- From: fantasai <fantasai.lists@inkedblade.net>
- Date: Thu, 02 Sep 2010 18:38:18 -0700
- To: Bert Bos <bert@w3.org>
- CC: Zack Weinberg <zweinberg@mozilla.com>, W3C Emailing list for WWW Style <www-style@w3.org>, "L. David Baron" <dbaron@dbaron.org>
On 08/04/2010 08:47 AM, Bert Bos wrote:
> On Thursday 15 July 2010 21:49:38 Zack Weinberg wrote:
>
>> I'd be okay with a much smaller patch. I didn't like my previous
>> attempts to just insert the new normative requirements without also
>> revising the whole section, but here's another go at it:
>>
>> * Replace "indicates three types of character escapes" with "may
>> indicate one of three types of character escape. Inside a CSS
>> comment, a backslash has no special meaning, and if a backslash
>> is immediately followed by the end of the style sheet, it also has
>> no special meaning."
>>
>> * Append "Outside a string, a backslash followed by a newline has
>> no special meaning." to the paragraph beginning "First, inside a
>> string".
>>
>> * Delete "Except within CSS comments" from the paragraph beginning
>> "Second, it cancels".
>>
>> * Delete ", where allowed," from the note at the bottom of the
>> section.
>
> So far so good, but...
>
>> * Append this text to the first paragraph of the note at the bottom
>> of the section: "When a backslash has 'no special meaning', it is
>> tokenized like any other punctuation character without special
>> meaning: as part of a comment, part of a string, or as a DELIM,
>> based on the context."
>
> ... this appears to put a normative statement (viz., the definition
> of "no special meaning") inside a note.
>
> So I wonder if the "no special meaning" phrase can be avoided. How about
> this (which is otherwise the same as your list above):
>
> * Replace "indicates three types of character escapes" with "may
> indicate one of three types of character escape. Inside a CSS
> comment, a backslash stands for itself, and if a backslash
> is immediately followed by the end of the style sheet, it also
> stands for itself (i.e., a DELIM token)."
>
> * Append "Outside a string, a backslash followed by a newline stands
> for itself (i.e., a DELIM followed by a newline)." to the paragraph
> beginning "First, inside a string".
>
> * Delete "Except within CSS comments" from the paragraph beginning
> "Second, it cancels".
>
> * Delete ", where allowed," from the note at the bottom of the
> section.
Zack, earlier in the thread you wrote:
> I *believe* that the only normative changes are to clarify the behavior
> of \-newline not within a string, and \-EOF in any context. However, I
> may have made errors. Please let me know if you find any.

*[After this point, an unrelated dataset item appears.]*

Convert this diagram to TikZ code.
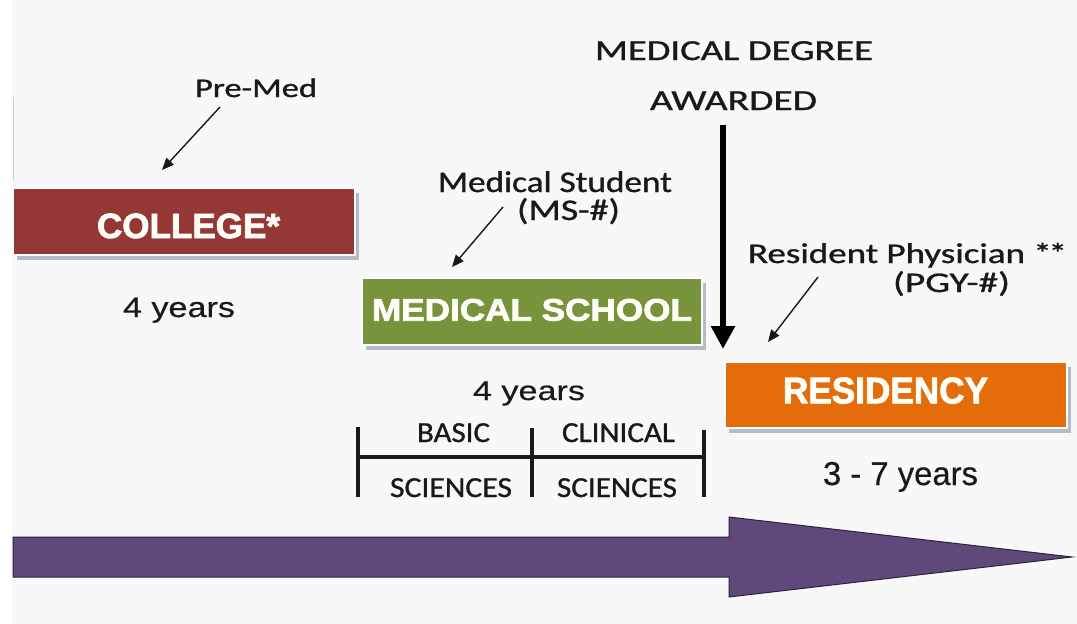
\documentclass[tikz,border=0pt]{standalone}
\usepackage{fontspec}
\usepackage{graphicx}
\setmainfont{Liberation Sans}
\newfontfamily\calfont[FakeBold=0.9]{Carlito}
\newfontfamily\arialfont[FakeBold=0.4]{Liberation Sans}
\newfontfamily\blackfont[FakeBold=2.2]{Liberation Sans Bold}
\usetikzlibrary{arrows.meta,shadows}
\definecolor{bgc}{HTML}{F8F8F8}
\definecolor{collred}{HTML}{953735}
\definecolor{medgreen}{HTML}{77933C}
\definecolor{resorange}{HTML}{E46C0A}
\definecolor{timepurple}{HTML}{5F497A}
\definecolor{timeedge}{HTML}{2E2140}
\definecolor{shadowc}{HTML}{B4BBC8}
\newcommand{\fitw}[2]{\resizebox{#1pt}{\height}{#2}}
\newcommand{\fsz}[1]{\fontsize{#1}{#1}\selectfont}
\begin{document}
\begin{tikzpicture}[x=1pt,y=-1pt,
  lbl/.style={inner sep=0pt, anchor=base, font=\calfont, text=black!90},
  yrs/.style={inner sep=0pt, anchor=base, font=\arialfont, text=black!90},
  stage/.style={inner sep=0pt, anchor=base, text=white!97!yellow, font=\blackfont,
    draw=white, line width=2pt,
    drop shadow={fill=shadowc, opacity=1, shadow xshift=4pt, shadow yshift=-5pt}},
  thinarrow/.style={draw=black!90, line width=1.4pt, -{Triangle[length=12pt,width=10pt]}},
  bigarrow/.style={draw=black, line width=6.5pt, -{Triangle[length=23pt,width=23pt]}},
  bracket/.style={draw=black!90, line width=3.2pt}
]
\useasboundingbox (0,0) rectangle (1077,624);
\fill[white] (0,0) rectangle (1077,624);
\fill[bgc] (12,0) rectangle (1077,624);
\draw[black!20, line width=1pt] (13,97) -- (13,180);

% timeline arrow
\coordinate (tlA) at (13,537);
\coordinate (tlB) at (729,537);
\coordinate (tlC) at (729,517);
\coordinate (tlTip) at (1072,557);
\coordinate (tlD) at (729,597);
\coordinate (tlE) at (729,577);
\coordinate (tlF) at (13,577);
\filldraw[fill=timepurple, draw=timeedge, line width=1pt, line join=miter]
  (tlA) -- (tlB) -- (tlC) -- (tlTip) -- (tlD) -- (tlE) -- (tlF) -- cycle;

% stage boxes
\node[stage, fill=collred, minimum width=342pt, minimum height=67pt,
      text height=33pt, text depth=0pt] (college) at (184,238)
      {\fsz{35}\hspace*{9pt}\fitw{183}{COLLEGE*}};
\node[stage, fill=medgreen, minimum width=340pt, minimum height=67pt,
      text height=24pt, text depth=5.6pt] (medschool) at (532,320.7)
      {\fsz{31.3}\fitw{320}{MEDICAL SCHOOL}};
\node[stage, fill=resorange, minimum width=342pt, minimum height=66pt,
      text height=27pt, text depth=10.4pt] (residency) at (896,403.3)
      {\fsz{37}\fitw{205}{RESIDENCY}\hspace*{21pt}};

% labels
\node[lbl] (premed) at (256,97) {\fsz{27}\fitw{122}{Pre-Med}};
\node[lbl] (degreeA) at (734,60) {\fsz{29}\fitw{278}{MEDICAL DEGREE}};
\node[lbl] (degreeB) at (733.5,110) {\fsz{29}\fitw{167}{AWARDED}};
\node[lbl] (msA) at (555,192) {\fsz{30}\fitw{234}{Medical Student}};
\node[lbl] (msB) at (568.5,220) {\fsz{30}\fitw{103}{(MS-\#)}};
\node[lbl] (resA) at (907.5,263) {\fsz{28.5}\fitw{319}{Resident Physician *\kern-2.5pt*}};
\node[lbl] (resB) at (951.5,292) {\fsz{28.5}\fitw{117}{(PGY-\#)}};

\node[yrs] (yrsCollege) at (179,317) {\fsz{28}\fitw{112}{4 years}};
\node[yrs] (yrsMed) at (529,400) {\fsz{27}\fitw{112}{4 years}};
\node[yrs] (yrsRes) at (900.5,485) {\fsz{33}\fitw{155}{3 - 7 years}};

\node[lbl] (basic) at (453.5,442) {\fsz{29}\fitw{73}{BASIC}};
\node[lbl] (clinical) at (618.5,442) {\fsz{29}\fitw{113}{CLINICAL}};
\node[lbl] (sciA) at (451,497) {\fsz{29}\fitw{122}{SCIENCES}};
\node[lbl] (sciB) at (617,497) {\fsz{29}\fitw{120}{SCIENCES}};

% bracket
\coordinate (brL) at (358,457);
\coordinate (brM) at (532,457);
\coordinate (brR) at (704,457);
\draw[bracket] (brL) -- (brR);
\draw[bracket] ([yshift=-40pt]brL) -- ([yshift=30pt]brL);
\draw[bracket] ([yshift=-40pt]brM) -- ([yshift=29pt]brM);
\draw[bracket] ([yshift=-40pt]brR) -- ([yshift=27pt]brR);

% pointer arrows
\coordinate (premedTail) at (220,107);
\coordinate (premedHead) at (162,170);
\draw[thinarrow] (premedTail) -- (premedHead);
\coordinate (msTail) at (503,207);
\coordinate (msHead) at (452,267);
\draw[thinarrow] (msTail) -- (msHead);
\coordinate (resTail) at (818,277);
\coordinate (resHead) at (768,342);
\draw[thinarrow] (resTail) -- (resHead);

% degree arrow
\coordinate (degTail) at (723,125);
\coordinate (degHead) at (723,349);
\draw[bigarrow] (degTail) -- (degHead);
\end{tikzpicture}
\end{document}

However, as I was checking Bert's edits I noticed that these changes
introduce another normative change: specifically, they disallow unicode
escapes within a comment.
I think this is a harmful change for two reasons:
- First, it makes it impossible for a comment to represent */
- More importantly, it makes it impossible to reliably translate a
style sheet from a full-fledged UNICODE encoding to any other
encoding.
I think this issue should be reopened and the proposal adjusted to not
make this change.
(Also, you want s/may indicate/can indicate/ since this is not an RFC2119
"may", i.e. the behavior is not optional, it is only conditional.)